Linda Ryan, former Nevada welfare chief, dies enroute to Paris |

Linda Ryan, former Nevada welfare chief, dies enroute to Paris

CARSON CITY – Linda A. Ryan, whose long career in state service included seven years as Nevada welfare director, died Saturday after being stricken on a flight from Reno to Paris. She was 57.

Ryan, wife of veteran Las Vegas Sun statehouse reporter Robert ”Cy” Ryan, suffered a fatal aneurism. The plane was diverted to Shannon, Ireland, where she was pronounced dead at a local hospital.

A funeral mass is scheduled at 1 p.m. Monday at St. Teresa of Avila Catholic Church in Carson City. Cremation is being handled by Walton’s. The family requests donations to local charities in lieu of flowers.

Ryan, born and raised in LaPorte, Ind., moved to Nevada in 1966. She graduated from the University of Nevada, Reno, worked for the Carson airport and for Sierra Pacific Power Co., and joined the state in 1976 as state energy coordinator.

Ryan was named director of the state Office of Community Services in 1979 and Welfare Division chief in 1985. She resigned in 1992, and later started a family mediation service.

An avid runner and traveler, she also enjoyed photography and music.

In addition to her husband, Ryan is survived by a son, Samuel Contreras and sisters Kay Gori and Joan Eisner, all of Carson City; brother John Williams of Hamlet, Ind.; sisters Pauline Wheeler of Baraboo, Wis., Opal Boron of Union Mills, Ind., and Mary Smith of LaPorte, Ind.; a grandson and 15 nieces and nephews.
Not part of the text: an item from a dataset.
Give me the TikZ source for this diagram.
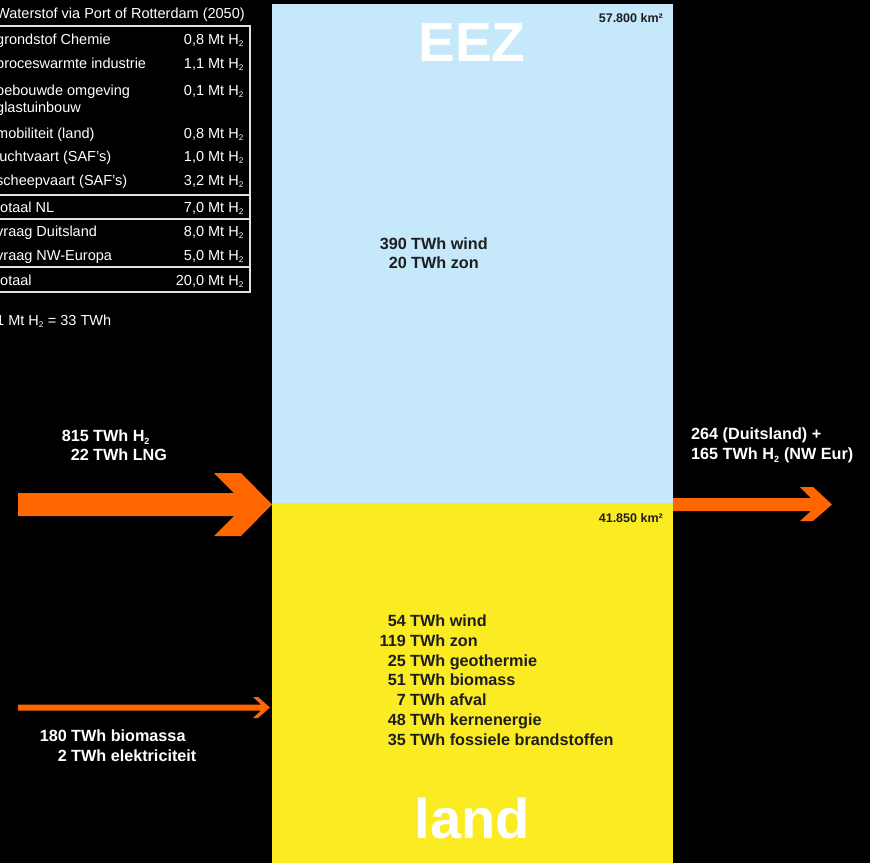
\documentclass[tikz,border=0pt]{standalone}
\usepackage{fontspec}
\setmainfont{Liberation Sans}
\definecolor{skyblue}{RGB}{197,232,250}
\definecolor{sunyellow}{RGB}{250,235,35}
\definecolor{flow}{RGB}{255,102,0}
\definecolor{ink}{RGB}{30,30,30}
\definecolor{rule}{RGB}{225,225,225}
\newcommand{\Htwo}{H\textsubscript{\scalebox{0.8}{2}}}
\tikzset{
  tabtext/.style={text=white, font=\fontsize{14.5}{16}\selectfont, inner sep=0pt, anchor=base west},
  tabnum/.style={text=white, font=\fontsize{14.5}{16}\selectfont, inner sep=0pt, anchor=base east},
  boldw/.style={text=white, font=\bfseries\fontsize{16.2}{19}\selectfont, inner sep=0pt},
  boldk/.style={text=ink, font=\bfseries\fontsize{16.2}{19}\selectfont, inner sep=0pt},
  area/.style={text=ink, font=\bfseries\fontsize{12.5}{14}\selectfont, inner sep=0pt, anchor=base east},
  big/.style={text=white, font=\bfseries\fontsize{55}{60}\selectfont, inner sep=0pt},
  tabline/.style={draw=rule, line width=1.5pt},
}
\begin{document}
\begin{tikzpicture}[x=1pt,y=-1pt]
\fill[black] (0,0) rectangle (870,863);
\useasboundingbox (0,0) rectangle (870,863);
\clip (0,0) rectangle (870,863);

% regions
\fill[skyblue] (272,4) rectangle (673,503);
\fill[sunyellow] (272,503) rectangle (673,863);
\node[big] (eez) at (472,43) {EEZ};
\node[big, font=\bfseries\fontsize{56}{60}\selectfont] (land) at (472,818) {land};
\node[area] (aeez) at (663,22.5) {57.800 km²};
\node[area] (aland) at (663,522.5) {41.850 km²};

% EEZ production
\node[boldk, anchor=base east] (n1) at (407,249.5) {390};
\node[boldk, anchor=base west] (t1) at (411,249.5) {TWh wind};
\node[boldk, anchor=base east] (n2) at (407,268.5) {20};
\node[boldk, anchor=base west] (t2) at (411,268.5) {TWh zon};

% land production
\foreach \y/\n/\t [count=\i] in {626/54/TWh wind, 646/119/TWh zon, 666/25/TWh geothermie, 685.5/51/TWh biomass, 705/7/TWh afval, 725/48/TWh kernenergie, 745/35/TWh fossiele brandstoffen}{
  \node[boldk, anchor=base east] (ln\i) at (406,\y) {\n};
  \node[boldk, anchor=base west] (lt\i) at (410,\y) {\t};
}

% table
\node[tabtext] (title) at (-4,18) {Waterstof via Port of Rotterdam (2050)};
\draw[tabline] (-20,26) -- (250,26) -- (250,292) -- (-20,292);
\draw[tabline] (-20,195) -- (250,195);
\draw[tabline] (-20,219) -- (250,219);
\draw[tabline] (-20,267) -- (250,267);
\foreach \y/\l/\v [count=\i] in {44/grondstof Chemie/0{,}8, 68/proceswarmte industrie/1{,}1, 95/bebouwde omgeving/0{,}1, 138/mobiliteit (land)/0{,}8, 161/luchtvaart (SAF’s)/1{,}0, 185/scheepvaart (SAF’s)/3{,}2, 212/totaal NL/7{,}0, 236/vraag Duitsland/8{,}0, 260/vraag NW-Europa/5{,}0, 285/totaal/20{,}0}{
  \node[tabtext] (tl\i) at (-4,\y) {\l};
  \node[tabnum] (tv\i) at (244,\y) {\v\ Mt \Htwo};
}
\node[tabtext] (tl3b) at (-4,112) {glastuinbouw};
\node[tabtext] (conv) at (-4,325) {1 Mt \Htwo\ = 33 TWh};

% flows
\fill[flow] (18,493) -- (234,493) -- (214,473) -- (241,473) -- (272,504.5) -- (241,536) -- (214,536) -- (234,516) -- (18,516) -- cycle;
\fill[flow] (673,498) -- (811,498) -- (800,487) -- (813,487) -- (832,504.5) -- (813,521) -- (800,521) -- (811,511) -- (673,511) -- cycle;
\fill[flow] (18,704.5) -- (261,704.5) -- (253,697) -- (258,697) -- (270,707.5) -- (258,718) -- (253,718) -- (261,710.5) -- (18,710.5) -- cycle;

\node[boldw, anchor=base east] (in1n) at (89,441.5) {815};
\node[boldw, anchor=base west] (in1t) at (93,441.5) {TWh \Htwo};
\node[boldw, anchor=base east] (in2n) at (89,460.5) {22};
\node[boldw, anchor=base west] (in2t) at (93,460.5) {TWh LNG};

\node[boldw, anchor=base west] (out1) at (691,439.5) {264 (Duitsland) +};
\node[boldw, anchor=base west] (out2) at (691,459.5) {165 TWh \Htwo\ (NW Eur)};

\node[boldw, anchor=base east] (bio1n) at (67,741.5) {180};
\node[boldw, anchor=base west] (bio1t) at (71,741.5) {TWh biomassa};
\node[boldw, anchor=base east] (bio2n) at (67,761.5) {2};
\node[boldw, anchor=base west] (bio2t) at (71,761.5) {TWh elektriciteit};
\end{tikzpicture}
\end{document}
Friends and co-workers were stunned by her death.

“It’s just so unbelievable,” Maggie Tracey, a close friend who lives in Carson City, told the Las Vegas Sun. “She was doing something she loved doing. She loved it there (in Paris). She’d really wanted to spend the millennium there, and she was so excited.”

Those who knew Ryan spoke of the kindness and deep concern she brought with her as head of the state Community Services Division and later as director of the state’s welfare office.

“Linda was a pleasure to know, and she was extremely bright,” Sun Executive Editor Mike O’Callaghan said. “Not only was she a fine public servant, she also understood people and their needs. Everything she did in life was on the basis of being fair and

helpful to others.”

“She was such a lovely person,” U.S. Sen. Richard Bryan, D-Nev., said. “Linda Ryan was a key figure in my administration as governor. She was extraordinarily talented and effective and a great advocate of the programs she was involved in.”

Faith Greaves, a semi-retired public relations worker who lives in Carson City, met Ryan during the 1970s.

Greaves was an aide for then-Gov. O’Callaghan. It was the height of the women’s liberation movement, and Greaves, Ryan and two other women started a small sideline business marketing posters with feminist slogans. The business lasted about two years, and they never made any money to speak of, Greaves said. But they learned a lot.

“It was all part of that great liberation,” Greaves recalled. “Linda was really strong and very sincere about (women’s liberation). She was a Republican with the heart of a Democrat.”

Mike Willden, state welfare division deputy administrator, said the agency conducted a brief staff meeting Monday morning to announce Ryan’s death. Workers spent most of the morning reminiscing about a woman they remembered as a demanding but caring boss, he said.

“She was known by most of the staff as a very tough administrator, and she was also very fair,” Willden said. “But what a lot of people probably didn’t know was that she had a heart of gold- especially when it came to the welfare kids and the foster kids. She didn’t like a lot of publicity about that.”

Ryan’s death came as a total shock because she was the picture of health, friends said. She was an avid runner who was almost always training for the next event.

“Linda was a total health freak. She ate right. She ran marathons,” Greaves said. “Everybody is just so shocked.”